Public expenditure on health in the Gambia was at 1.8% of the GDP in 2004, whereas private expenditure was at 5.0%. There were 11 physicians per 100,000 persons in the early 2000s. Life expectancy at birth was 59.9 for females in 2005 and for males 57.7.

According to the World Health Organization in 2005, an estimated 78.3% of Gambian girls and women have suffered female genital mutilation.

The 2010 maternal mortality rate per 100,000 births for Gambia is 400. This is compared with 281.3 in 2008 and 628.5 in 1990. The under-5 mortality rate, per 1,000 births, is 106 and the neonatal mortality, as a percentage of under-5 mortality, is 31. In Gambia, the number of midwives per 1,000 live births is five and the lifetime risk of death for pregnant women is one in 49.

The Human Rights Measurement Initiative finds that Gambia is fulfilling 63.7% of what it should be fulfilling for the right to health based on its level of income. When looking at the right to health with respect to children, Gambia achieves 93.9% of what is expected based on its current income. In regards to the right to health amongst the adult population, the country achieves only 83.4% of what is expected based on the nation's level of income.  Gambia falls into the "very bad" category when evaluating the right to reproductive health because the nation is fulfilling only 13.8% of what the nation is expected to achieve based on the resources (income) it has available.

Vaccination

In October 2012, it was reported that the Gambia had made significant improvements in polio, measles immunisation, and the PCV-7 vaccine.

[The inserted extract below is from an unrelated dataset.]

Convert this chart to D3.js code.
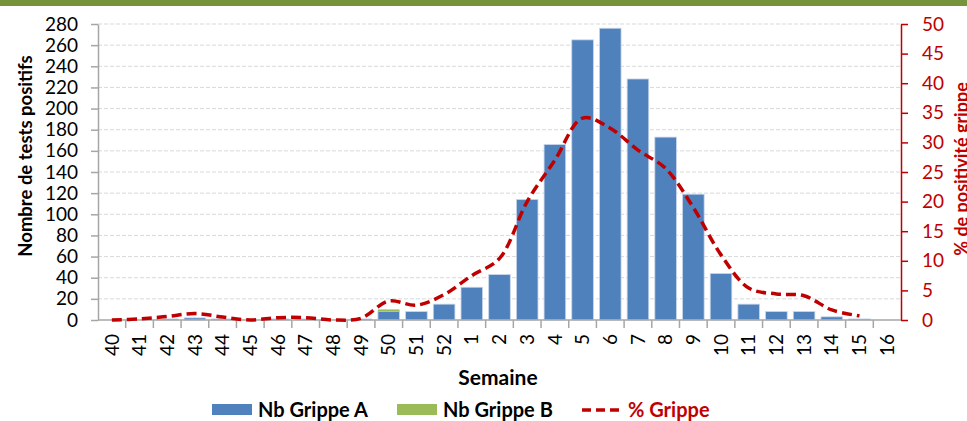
<!DOCTYPE html>
<html>
<head>
<meta charset="utf-8">
<script src="https://cdn.jsdelivr.net/npm/d3@7"></script>
<style>
  body { margin: 0; background: #fff; }
  svg { display: block; font-family: Lato, "Open Sans", sans-serif; }
</style>
</head>
<body>
<div id="chart"></div>
<script>
// Weekly flu data
const weeks = ['40','41','42','43','44','45','46','47','48','49','50','51','52',
  '1','2','3','4','5','6','7','8','9','10','11','12','13','14','15','16'];
const grippeA = [0,0,1,2,1,0,1,1,0,1,8,8,15,31,43,114,166,265,276,228,173,119,44,15,8,8,3,1,0];
const grippeB = [0,0,0,0,0,0,0,0,0,0,2,0,0,0,0,0,0,0,0,0,0,0,0,0,0,0,0,0,0];
const pctGrippe = [0,0.2,0.6,1.1,0.5,0,0.4,0.4,0,0.3,3.2,2.5,4.3,7.5,10.4,20,27,34.1,32.4,28.7,25.6,19,11,5.4,4.4,4.1,1.7,0.7,null];
const leftTicks = d3.range(0, 281, 20);
const rightTicks = d3.range(0, 51, 5);

const W = 967, H = 421;
const m = { left: 98, right: 901, top: 24, bottom: 320 };
const blue = '#4F81BD', green = '#9BBB59', red = '#C00000';

const svg = d3.select('#chart').append('svg')
  .attr('width', W).attr('height', H);

// top banner
svg.append('rect').attr('x', 0).attr('y', 0).attr('width', W).attr('height', 6)
  .attr('fill', '#77933C');

const x = d3.scaleBand().domain(weeks).range([m.left, m.right])
  .paddingInner(0.22).paddingOuter(0.11);
const yL = d3.scaleLinear().domain([0, 280]).range([m.bottom, m.top]);
const yR = d3.scaleLinear().domain([0, 50]).range([m.bottom, m.top]);

// gridlines
svg.append('g').selectAll('line')
  .data(leftTicks.slice(1))
  .enter().append('line')
  .attr('x1', m.left).attr('x2', m.right)
  .attr('y1', d => yL(d)).attr('y2', d => yL(d))
  .attr('stroke', '#d9d9d9').attr('stroke-dasharray', '4,2');

// stacked bars
const rows = weeks.map((w, i) => ({ w, a: grippeA[i], b: grippeB[i] }));
const bars = svg.append('g');
bars.selectAll('rect.a').data(rows).enter().append('rect')
  .attr('class', 'a')
  .attr('x', d => x(d.w)).attr('width', x.bandwidth())
  .attr('y', d => yL(d.a)).attr('height', d => yL(0) - yL(d.a))
  .attr('fill', blue).attr('stroke', '#c9d6ea').attr('stroke-width', 0.8);
bars.selectAll('rect.b').data(rows.filter(d => d.b > 0)).enter().append('rect')
  .attr('class', 'b')
  .attr('x', d => x(d.w)).attr('width', x.bandwidth())
  .attr('y', d => yL(d.a + d.b)).attr('height', d => yL(d.a) - yL(d.a + d.b))
  .attr('fill', green);

// left axis
const gL = svg.append('g').attr('transform', `translate(${m.left},0)`)
  .call(d3.axisLeft(yL).tickValues(leftTicks).tickSize(7).tickPadding(13).tickSizeOuter(0));
gL.select('.domain').attr('stroke', '#a6a6a6').attr('stroke-width', 1.5);
gL.selectAll('.tick line').attr('stroke', '#a6a6a6').attr('stroke-width', 1.5);
gL.selectAll('text').attr('font-size', 19).attr('fill', '#000').attr('font-family', 'Lato');

// right axis
const gR = svg.append('g').attr('transform', `translate(${m.right},0)`)
  .call(d3.axisRight(yR).tickValues(rightTicks).tickSize(7).tickPadding(14).tickSizeOuter(0));
gR.select('.domain').attr('stroke', red).attr('stroke-width', 1.5);
gR.selectAll('.tick line').attr('stroke', red).attr('stroke-width', 1.5);
gR.selectAll('text').attr('font-size', 19).attr('fill', red).attr('font-family', 'Lato');

// bottom axis
const gB = svg.append('g').attr('transform', `translate(0,${m.bottom})`)
  .call(d3.axisBottom(x).tickSize(0).tickPadding(0));
gB.select('.domain').remove();
gB.selectAll('text')
  .attr('font-size', 19).attr('fill', '#000').attr('font-family', 'Lato')
  .attr('transform', 'rotate(-90)')
  .attr('text-anchor', 'end')
  .attr('x', -14).attr('y', 0).attr('dy', '0.35em');
svg.append('line')
  .attr('x1', m.left).attr('x2', m.right).attr('y1', m.bottom).attr('y2', m.bottom)
  .attr('stroke', '#a6a6a6').attr('stroke-width', 1.5);
const off = (x.step() - x.bandwidth()) / 2;
svg.append('g').selectAll('line')
  .data(weeks.slice(1))
  .enter().append('line')
  .attr('x1', d => x(d) - off).attr('x2', d => x(d) - off)
  .attr('y1', m.bottom).attr('y2', m.bottom + 8)
  .attr('stroke', '#a6a6a6').attr('stroke-width', 1.5);

// % line
const line = d3.line()
  .defined(d => d.p != null)
  .x(d => x(d.w) + x.bandwidth() / 2)
  .y(d => yR(d.p))
  .curve(d3.curveCatmullRom.alpha(0.5));
svg.append('path')
  .datum(weeks.map((w, i) => ({ w, p: pctGrippe[i] })))
  .attr('fill', 'none').attr('stroke', red)
  .attr('stroke-width', 3.5).attr('stroke-dasharray', '10,5')
  .attr('d', line);

// axis titles
svg.append('text')
  .attr('transform', 'translate(32,156) rotate(-90)')
  .attr('text-anchor', 'middle').attr('font-weight', 'bold').attr('font-size', 18.5)
  .text('Nombre de tests positifs');
svg.append('text')
  .attr('transform', 'translate(968,169) rotate(-90)')
  .attr('text-anchor', 'middle').attr('font-weight', 'bold').attr('font-size', 18)
  .attr('fill', red)
  .text('% de positivité grippe');
svg.append('text')
  .attr('x', 498).attr('y', 385)
  .attr('text-anchor', 'middle').attr('font-weight', 'bold').attr('font-size', 21)
  .text('Semaine');

// legend
const leg = svg.append('g').attr('font-weight', 'bold').attr('font-size', 20);
leg.append('rect').attr('x', 212).attr('y', 404).attr('width', 40).attr('height', 11).attr('fill', blue);
leg.append('text').attr('x', 258).attr('y', 417).text('Nb Grippe A');
leg.append('rect').attr('x', 397).attr('y', 404).attr('width', 40).attr('height', 11).attr('fill', green);
leg.append('text').attr('x', 443).attr('y', 417).text('Nb Grippe B');
leg.append('line').attr('x1', 582).attr('x2', 620).attr('y1', 410).attr('y2', 410)
  .attr('stroke', red).attr('stroke-width', 3.5).attr('stroke-dasharray', '9,5');
leg.append('text').attr('x', 628).attr('y', 417).attr('fill', red).text('% Grippe');
</script>
</body>
</html>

The Gambia was certified as polio-free in 2004. "The Gambia EPI program is one of the best in the World Health Organization African Region," Thomas Sukwa, a representative of the WHO, said, according to the Foroyaa newspaper. "It is indeed gratifying to note that the government of the Gambia remains committed to the global polio eradication initiative."

According to Vaccine News Daily:

 The Gambia is tied for third place in Africa for measles immunisation among one-year-old children.
 The Gambia is tied for fourth place in the world for the DTP3 immunisation for one-year-old children.
 The Gambia is ranked second in Africa for "feverish children under the age of five who received antimalarial treatment, according to Trading Economics."

Healthcare
There are 4 referral hospitals operated by the government: The Edward Francis Small Teaching Hospital in Banjul and smaller hospitals at Bansang, Farafenni and Bwiam. There are 8 main health centres and a further 16 smaller centres.

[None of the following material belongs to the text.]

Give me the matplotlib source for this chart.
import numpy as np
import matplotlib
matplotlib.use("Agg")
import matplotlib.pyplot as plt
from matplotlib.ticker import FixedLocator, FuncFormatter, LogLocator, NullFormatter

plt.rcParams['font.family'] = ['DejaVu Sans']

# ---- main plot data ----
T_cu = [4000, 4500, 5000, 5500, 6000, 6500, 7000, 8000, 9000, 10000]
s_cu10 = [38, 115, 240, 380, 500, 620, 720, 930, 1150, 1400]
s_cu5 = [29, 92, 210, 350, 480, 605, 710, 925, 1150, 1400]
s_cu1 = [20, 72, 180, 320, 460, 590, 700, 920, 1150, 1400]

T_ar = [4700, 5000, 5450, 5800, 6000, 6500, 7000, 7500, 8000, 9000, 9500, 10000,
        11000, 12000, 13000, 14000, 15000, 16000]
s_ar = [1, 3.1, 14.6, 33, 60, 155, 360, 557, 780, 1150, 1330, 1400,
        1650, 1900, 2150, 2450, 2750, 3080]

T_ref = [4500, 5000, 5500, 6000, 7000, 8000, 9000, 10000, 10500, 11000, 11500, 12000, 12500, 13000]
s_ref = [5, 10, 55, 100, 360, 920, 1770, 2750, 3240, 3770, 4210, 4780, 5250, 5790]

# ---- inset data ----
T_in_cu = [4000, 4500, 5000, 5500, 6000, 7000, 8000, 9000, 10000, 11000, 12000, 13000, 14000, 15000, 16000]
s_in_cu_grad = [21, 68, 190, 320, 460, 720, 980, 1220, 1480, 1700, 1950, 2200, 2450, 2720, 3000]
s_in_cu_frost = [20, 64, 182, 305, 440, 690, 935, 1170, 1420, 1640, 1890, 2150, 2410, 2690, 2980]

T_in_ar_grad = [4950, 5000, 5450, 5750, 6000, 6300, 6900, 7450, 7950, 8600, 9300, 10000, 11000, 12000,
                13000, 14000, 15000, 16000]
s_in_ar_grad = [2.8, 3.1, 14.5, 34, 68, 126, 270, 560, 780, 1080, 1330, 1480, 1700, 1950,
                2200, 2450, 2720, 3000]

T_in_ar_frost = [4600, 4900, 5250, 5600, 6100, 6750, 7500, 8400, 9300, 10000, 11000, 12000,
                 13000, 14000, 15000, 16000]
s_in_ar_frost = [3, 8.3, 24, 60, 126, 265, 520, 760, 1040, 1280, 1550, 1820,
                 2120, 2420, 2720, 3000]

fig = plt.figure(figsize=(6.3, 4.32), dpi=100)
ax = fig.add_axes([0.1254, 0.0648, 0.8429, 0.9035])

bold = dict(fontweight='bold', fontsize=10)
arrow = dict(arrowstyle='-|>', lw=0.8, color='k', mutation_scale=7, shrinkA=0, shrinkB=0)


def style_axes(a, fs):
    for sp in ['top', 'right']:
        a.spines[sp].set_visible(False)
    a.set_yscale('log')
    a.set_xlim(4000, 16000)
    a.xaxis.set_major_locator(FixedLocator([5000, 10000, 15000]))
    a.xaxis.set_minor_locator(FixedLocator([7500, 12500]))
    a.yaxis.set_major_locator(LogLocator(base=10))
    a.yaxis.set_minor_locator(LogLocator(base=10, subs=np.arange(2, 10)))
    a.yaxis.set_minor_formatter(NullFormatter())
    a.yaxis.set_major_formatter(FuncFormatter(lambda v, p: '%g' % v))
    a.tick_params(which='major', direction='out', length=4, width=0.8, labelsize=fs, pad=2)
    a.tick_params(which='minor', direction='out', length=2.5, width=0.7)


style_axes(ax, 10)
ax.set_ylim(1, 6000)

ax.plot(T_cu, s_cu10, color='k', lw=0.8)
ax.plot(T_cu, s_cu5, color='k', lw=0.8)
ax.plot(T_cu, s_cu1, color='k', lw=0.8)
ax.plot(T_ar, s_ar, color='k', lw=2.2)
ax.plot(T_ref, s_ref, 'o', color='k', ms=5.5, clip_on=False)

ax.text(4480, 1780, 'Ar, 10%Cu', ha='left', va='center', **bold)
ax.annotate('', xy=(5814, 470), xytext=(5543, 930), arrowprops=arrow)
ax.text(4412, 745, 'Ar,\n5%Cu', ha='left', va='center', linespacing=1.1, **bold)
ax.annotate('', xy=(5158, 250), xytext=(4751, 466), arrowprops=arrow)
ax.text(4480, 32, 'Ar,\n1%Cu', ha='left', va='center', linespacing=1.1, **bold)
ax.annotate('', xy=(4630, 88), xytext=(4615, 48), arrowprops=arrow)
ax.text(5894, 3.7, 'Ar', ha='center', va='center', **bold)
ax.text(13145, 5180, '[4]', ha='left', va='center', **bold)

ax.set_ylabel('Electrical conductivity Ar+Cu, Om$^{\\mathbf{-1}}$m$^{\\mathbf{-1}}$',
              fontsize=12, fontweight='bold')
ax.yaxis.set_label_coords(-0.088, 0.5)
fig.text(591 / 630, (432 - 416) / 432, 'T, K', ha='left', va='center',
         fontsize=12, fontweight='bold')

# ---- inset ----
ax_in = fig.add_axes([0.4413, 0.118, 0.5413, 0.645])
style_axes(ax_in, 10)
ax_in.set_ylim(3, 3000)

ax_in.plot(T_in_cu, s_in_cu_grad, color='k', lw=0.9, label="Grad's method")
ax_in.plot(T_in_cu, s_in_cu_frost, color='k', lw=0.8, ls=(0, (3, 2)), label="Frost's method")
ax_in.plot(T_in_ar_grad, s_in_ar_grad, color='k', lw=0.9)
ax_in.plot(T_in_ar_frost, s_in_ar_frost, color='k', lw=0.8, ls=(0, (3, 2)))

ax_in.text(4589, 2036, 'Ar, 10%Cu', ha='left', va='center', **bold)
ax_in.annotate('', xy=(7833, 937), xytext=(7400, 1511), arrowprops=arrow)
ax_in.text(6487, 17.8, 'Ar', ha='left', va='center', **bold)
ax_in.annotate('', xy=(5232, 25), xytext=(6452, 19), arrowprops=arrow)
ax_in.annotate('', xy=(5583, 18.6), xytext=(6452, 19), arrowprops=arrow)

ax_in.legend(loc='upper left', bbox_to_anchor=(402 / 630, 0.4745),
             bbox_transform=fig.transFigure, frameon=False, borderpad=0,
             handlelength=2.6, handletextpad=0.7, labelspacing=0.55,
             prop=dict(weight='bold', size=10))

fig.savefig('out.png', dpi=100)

A group called Power Up Gambia operates in the Gambia to provide solar power technology to health care facilities, ensuring greater access to electricity.

Recently, Riders for Health, an international aid group focused on sub-Saharan countries in Africa, was noted for providing enough health-care vehicles for the entire country. Riders for Health manage and maintain vehicles for the government. The initiative addresses a major barrier to universal health care—transport—and allows health workers to visit three times as many villages every week.